Project Description:
Domain-specific accelerators (DSAs) have shown to offer significant performance and energy efficiency over general-purpose CPUs to meet the ever-increasing performance needs. However, it is well-known that the DSAs in field-programmable gate-arrays (FPGAs) or application specific integrated circuits (ASICs) are hard to design and require deep hardware knowledge to achieve high performance. Although the recent advances in high-level synthesis (HLS) tools made it possible to compile behavioral-level C/C++ programs to FPGA or ASIC designs, one still needs to have extensive experience in microarchitecture optimizations using code transformation and pragmas to the input program. The proposed project addresses these problems by developing a fully automated framework for evaluating and optimizing the microarchitecture of a DSA design without the invocation of the time-consuming HLS tools. The goal of this project is to enable a typical software programmer to be able to design highly efficient hardware DSAs, with the quality comparable to those designed by experienced circuit designers.
Topic 1: Modeling
a. Robust GNN-based Representation Learning for HLS (ICCAD'23)
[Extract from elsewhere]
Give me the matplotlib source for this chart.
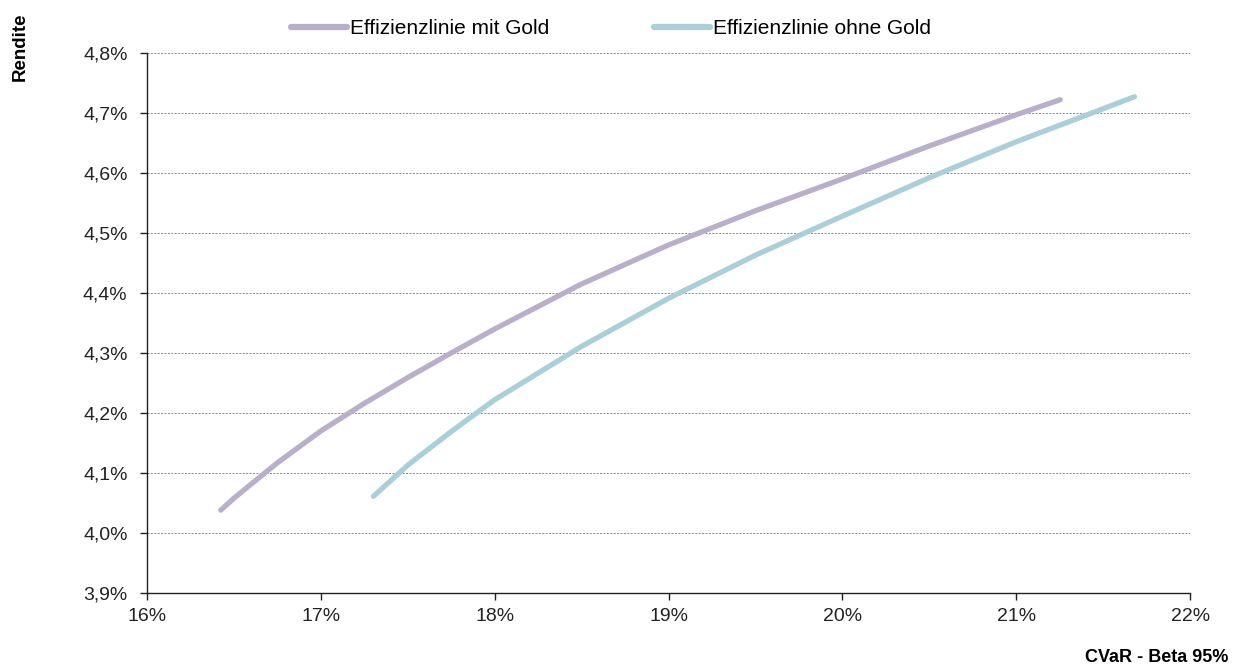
import matplotlib
matplotlib.use("Agg")
import matplotlib.pyplot as plt
from matplotlib.ticker import FuncFormatter, MultipleLocator

plt.rcParams['font.family'] = ['Liberation Sans', 'DejaVu Sans']

# CVaR (Beta 95%) in % and expected return in %
cvar_mit_gold = [16.424, 16.5, 16.75, 17.0, 17.25, 17.5, 17.75, 18.0, 18.5,
                 19.0, 19.5, 20.0, 20.5, 21.0, 21.253]
rendite_mit_gold = [4.038, 4.058, 4.117, 4.170, 4.216, 4.259, 4.300, 4.340, 4.415,
                    4.480, 4.537, 4.590, 4.645, 4.697, 4.722]

cvar_ohne_gold = [17.302, 17.5, 17.75, 18.0, 18.5, 19.0, 19.5, 20.0, 20.5,
                  21.0, 21.5, 21.68]
rendite_ohne_gold = [4.061, 4.113, 4.169, 4.222, 4.311, 4.391, 4.463, 4.528, 4.592,
                     4.652, 4.707, 4.727]

labels = ["Effizienzlinie mit Gold", "Effizienzlinie ohne Gold"]
colors = ["#B9AFCC", "#A9CFDA"]

fig = plt.figure(figsize=(12.42, 6.70), dpi=100)
ax = fig.add_axes([0.1184, 0.115, 0.8398, 0.806])

ax.plot(cvar_mit_gold, rendite_mit_gold, color=colors[0], lw=3.8,
        solid_capstyle='round', solid_joinstyle='round', label=labels[0])
ax.plot(cvar_ohne_gold, rendite_ohne_gold, color=colors[1], lw=3.8,
        solid_capstyle='round', solid_joinstyle='round', label=labels[1])

ax.set_xlim(16, 22)
ax.set_ylim(3.9, 4.8)
ax.xaxis.set_major_locator(MultipleLocator(1))
ax.yaxis.set_major_locator(MultipleLocator(0.1))
ax.xaxis.set_major_formatter(FuncFormatter(lambda v, p: f"{v:.0f}%"))
ax.yaxis.set_major_formatter(FuncFormatter(lambda v, p: f"{v:.1f}%".replace('.', ',')))

ax.yaxis.grid(True, color='#888888', linestyle=(0, (2, 1.5)), linewidth=0.7)
ax.set_axisbelow(True)
for s in ['top', 'right']:
    ax.spines[s].set_visible(False)
for s in ['left', 'bottom']:
    ax.spines[s].set_color('#222222')
    ax.spines[s].set_linewidth(1.0)
ax.tick_params(axis='both', direction='out', length=5, width=1.0,
               color='#222222', labelsize=14, labelcolor='#222222')
ax.tick_params(axis='x', pad=6)
ax.tick_params(axis='y', pad=9)

fig.text(0.016, 0.930, "Rendite", rotation=90, ha='center', va='center',
         fontsize=13.5, fontweight='bold')
fig.text(0.989, 0.0194, "CVaR - Beta 95%", ha='right', va='center',
         fontsize=13, fontweight='bold')

leg = fig.legend(loc='center', bbox_to_anchor=(0.492, 0.957), ncol=2,
                 frameon=False, fontsize=15, handlelength=2.7,
                 handletextpad=0.15, columnspacing=5.0)
for h in leg.get_lines():
    h.set_linewidth(4.5)
    h.set_solid_capstyle('round')

fig.savefig("out.png", dpi=100)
https://ieeexplore.ieee.org/document/10323853
In this paper, we present HARP with a novel hierarchical graph representation of the HLS design. Additionally, HARP decouples the representation of the program and its transformations and includes a neural pragma transformer (NPT) approach to facilitate a more systematic treatment of this process. With the proposed model architecture and graph representation, the prediction performance improved by 29% and the DSE performance improved by 1.15X.
b. Cross-Modality Program Representation Learning for Electronic Design Automation with High-Level Synthesis (MLCAD'24)
https://dl.acm.org/doi/10.1145/3670474.3685952
We propose ProgSG, a model that allows interaction between the source code sequence modality and the graph modality in a deep and fine-grained way. A pre-training method is proposed based on a suite of compiler's data flow analysis tasks. Experimental results show that design performance predictions are improved by up to 22%, and identifies designs with an average of 1.10× and 1.26× performance improvement in design space exploration (DSE) task compared to HARP and AutoDSE, respectively.
Topic 2: Generalizability
a. Efficient Task Transfer for HLS DSE (ICCAD'24)
https://arxiv.org/abs/2408.13270
We introduce Active-CEM, a task transfer learning scheme that leverages a model-based explorer with active learning. We further incorporate a toolchain-invariant modeling. Experiment results transitioning to new toolchain show an average performance improvement of 1.58× compared to AutoDSE and a 1.2× improvement over HARP, and reducing the runtime by 2.7×.
b. Hierarchical Mixture of Experts: Generalizable Learning for High-Level Synthesis (AAAI'25)
https://arxiv.org/abs/2410.19225
We propose a more domain-generalizable model structure: a two-level hierarchical Mixture of Experts (MoE), that can be flexibly adapted to any GNN model. In the low-level MoE, we apply MoE on three natural granularities of a program: node, basic block, and graph. The high-level MoE learns to aggregate the three granularities for the final decision. We further propose a two-stage training method. Extensive experiments verify the effectiveness of the hierarchical MoE.
Topic 3: Benchmarking
a. Towards a Comprehensive Benchmark for High-Level Synthesis Targeted to FPGAs (NIPS'23 Dataset & Benchmark Track)
https://neurips.cc/virtual/2023/poster/73635
Existing open-source datasets for training HLS models are limited in terms of design complexity and available optimizations. In this paper, we present HLSyn, the first benchmark that addresses these limitations. It contains more complex programs with a wider range of optimization pragmas, making it a comprehensive dataset for training and evaluating design quality prediction models. The HLSyn benchmark consists of 42 unique programs/kernels, resulting in over 42,000 labeled designs. We conduct an extensive comparison of state-of-the-art baselines to assess their effectiveness in predicting design quality.
b. ML Contest for Chip Design with HLS on Kaggle
https://www.kaggle.com/competitions/machine-learning-contest-for-high-le...
We held the first ML contest for chip design on Kaggle using the HLSyn dataset.
Related Events
a. NSF Workshop on AI for Electronic Design Automation (2024)
https://ai4eda-workshop.github.io/
We held the AI4EDA workshop at Vancouver.